Start SUPPLIED MATERIAL

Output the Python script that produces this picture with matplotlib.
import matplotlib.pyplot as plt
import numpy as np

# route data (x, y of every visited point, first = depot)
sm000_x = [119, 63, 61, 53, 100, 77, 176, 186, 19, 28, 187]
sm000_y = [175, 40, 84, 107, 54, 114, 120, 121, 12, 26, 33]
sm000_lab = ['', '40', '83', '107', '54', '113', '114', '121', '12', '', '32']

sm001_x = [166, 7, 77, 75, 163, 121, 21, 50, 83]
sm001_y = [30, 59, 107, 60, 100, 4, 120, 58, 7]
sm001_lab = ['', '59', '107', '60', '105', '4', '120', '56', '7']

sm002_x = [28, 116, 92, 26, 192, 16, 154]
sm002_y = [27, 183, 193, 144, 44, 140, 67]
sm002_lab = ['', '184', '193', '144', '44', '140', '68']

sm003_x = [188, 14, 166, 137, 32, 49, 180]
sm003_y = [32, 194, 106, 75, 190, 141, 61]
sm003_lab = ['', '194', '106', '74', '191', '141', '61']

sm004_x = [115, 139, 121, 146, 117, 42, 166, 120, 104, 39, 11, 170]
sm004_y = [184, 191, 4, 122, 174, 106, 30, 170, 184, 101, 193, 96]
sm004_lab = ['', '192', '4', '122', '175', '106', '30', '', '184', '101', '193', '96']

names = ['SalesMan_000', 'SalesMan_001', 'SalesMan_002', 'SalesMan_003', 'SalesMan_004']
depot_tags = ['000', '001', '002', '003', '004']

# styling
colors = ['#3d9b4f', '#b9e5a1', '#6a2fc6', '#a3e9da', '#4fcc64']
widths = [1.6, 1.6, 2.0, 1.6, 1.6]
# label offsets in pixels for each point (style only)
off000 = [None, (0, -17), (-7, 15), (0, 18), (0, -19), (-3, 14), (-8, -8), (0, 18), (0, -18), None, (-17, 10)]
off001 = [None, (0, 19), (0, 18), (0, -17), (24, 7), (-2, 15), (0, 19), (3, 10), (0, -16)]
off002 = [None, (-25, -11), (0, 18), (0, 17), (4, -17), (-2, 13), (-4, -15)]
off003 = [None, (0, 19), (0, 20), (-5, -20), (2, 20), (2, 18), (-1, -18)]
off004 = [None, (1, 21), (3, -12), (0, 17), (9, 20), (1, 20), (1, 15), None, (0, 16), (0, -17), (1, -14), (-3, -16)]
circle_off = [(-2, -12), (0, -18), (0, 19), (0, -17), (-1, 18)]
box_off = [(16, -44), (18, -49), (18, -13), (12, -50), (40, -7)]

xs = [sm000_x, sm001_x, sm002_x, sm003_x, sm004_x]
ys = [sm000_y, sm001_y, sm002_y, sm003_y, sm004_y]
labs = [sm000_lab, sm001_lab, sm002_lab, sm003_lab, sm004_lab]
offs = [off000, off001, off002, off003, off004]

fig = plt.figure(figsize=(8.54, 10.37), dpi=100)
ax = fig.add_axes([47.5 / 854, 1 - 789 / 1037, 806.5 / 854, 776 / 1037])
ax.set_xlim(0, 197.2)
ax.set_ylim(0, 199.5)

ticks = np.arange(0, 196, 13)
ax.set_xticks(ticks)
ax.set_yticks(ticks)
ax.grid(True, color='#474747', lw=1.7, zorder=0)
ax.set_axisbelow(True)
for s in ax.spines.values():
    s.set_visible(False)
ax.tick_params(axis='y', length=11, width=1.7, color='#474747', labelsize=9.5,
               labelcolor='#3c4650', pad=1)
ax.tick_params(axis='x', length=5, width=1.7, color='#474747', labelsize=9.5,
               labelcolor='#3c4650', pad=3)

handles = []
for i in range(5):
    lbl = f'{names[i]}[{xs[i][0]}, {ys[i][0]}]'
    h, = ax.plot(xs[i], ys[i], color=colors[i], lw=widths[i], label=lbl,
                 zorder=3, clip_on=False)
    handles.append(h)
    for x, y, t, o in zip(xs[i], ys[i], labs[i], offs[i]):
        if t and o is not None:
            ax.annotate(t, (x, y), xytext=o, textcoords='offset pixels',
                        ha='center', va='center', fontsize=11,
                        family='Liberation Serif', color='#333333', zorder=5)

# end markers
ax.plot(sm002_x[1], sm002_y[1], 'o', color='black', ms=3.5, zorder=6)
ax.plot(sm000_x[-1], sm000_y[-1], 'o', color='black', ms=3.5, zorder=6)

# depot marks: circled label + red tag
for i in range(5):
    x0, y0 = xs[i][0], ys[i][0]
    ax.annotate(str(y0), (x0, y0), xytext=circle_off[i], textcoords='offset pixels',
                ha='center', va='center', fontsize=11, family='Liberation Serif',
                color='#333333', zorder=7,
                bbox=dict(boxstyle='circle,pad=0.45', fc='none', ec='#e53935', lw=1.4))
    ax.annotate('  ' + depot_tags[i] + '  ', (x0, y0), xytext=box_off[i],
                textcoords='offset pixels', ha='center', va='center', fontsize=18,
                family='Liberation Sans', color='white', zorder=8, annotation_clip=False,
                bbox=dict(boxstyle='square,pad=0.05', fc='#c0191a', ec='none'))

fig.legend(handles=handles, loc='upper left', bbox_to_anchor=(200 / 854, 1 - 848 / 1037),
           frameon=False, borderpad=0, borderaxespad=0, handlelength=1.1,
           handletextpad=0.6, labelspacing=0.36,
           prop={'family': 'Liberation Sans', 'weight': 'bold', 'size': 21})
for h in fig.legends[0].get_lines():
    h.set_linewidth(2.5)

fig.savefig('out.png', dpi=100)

End SUPPLIED MATERIAL

> _WHAT IS EXPECTED_:
Write out, exactly and with nothing else, the lines of the listing above from its first line through the line with "sm002_lab = ['', '184', '193', '144', '44', '140', '68']".

> _EXERCISE SOLUTION_:
Output the Python script that produces this picture with matplotlib.
import matplotlib.pyplot as plt
import numpy as np

# route data (x, y of every visited point, first = depot)
sm000_x = [119, 63, 61, 53, 100, 77, 176, 186, 19, 28, 187]
sm000_y = [175, 40, 84, 107, 54, 114, 120, 121, 12, 26, 33]
sm000_lab = ['', '40', '83', '107', '54', '113', '114', '121', '12', '', '32']

sm001_x = [166, 7, 77, 75, 163, 121, 21, 50, 83]
sm001_y = [30, 59, 107, 60, 100, 4, 120, 58, 7]
sm001_lab = ['', '59', '107', '60', '105', '4', '120', '56', '7']

sm002_x = [28, 116, 92, 26, 192, 16, 154]
sm002_y = [27, 183, 193, 144, 44, 140, 67]
sm002_lab = ['', '184', '193', '144', '44', '140', '68']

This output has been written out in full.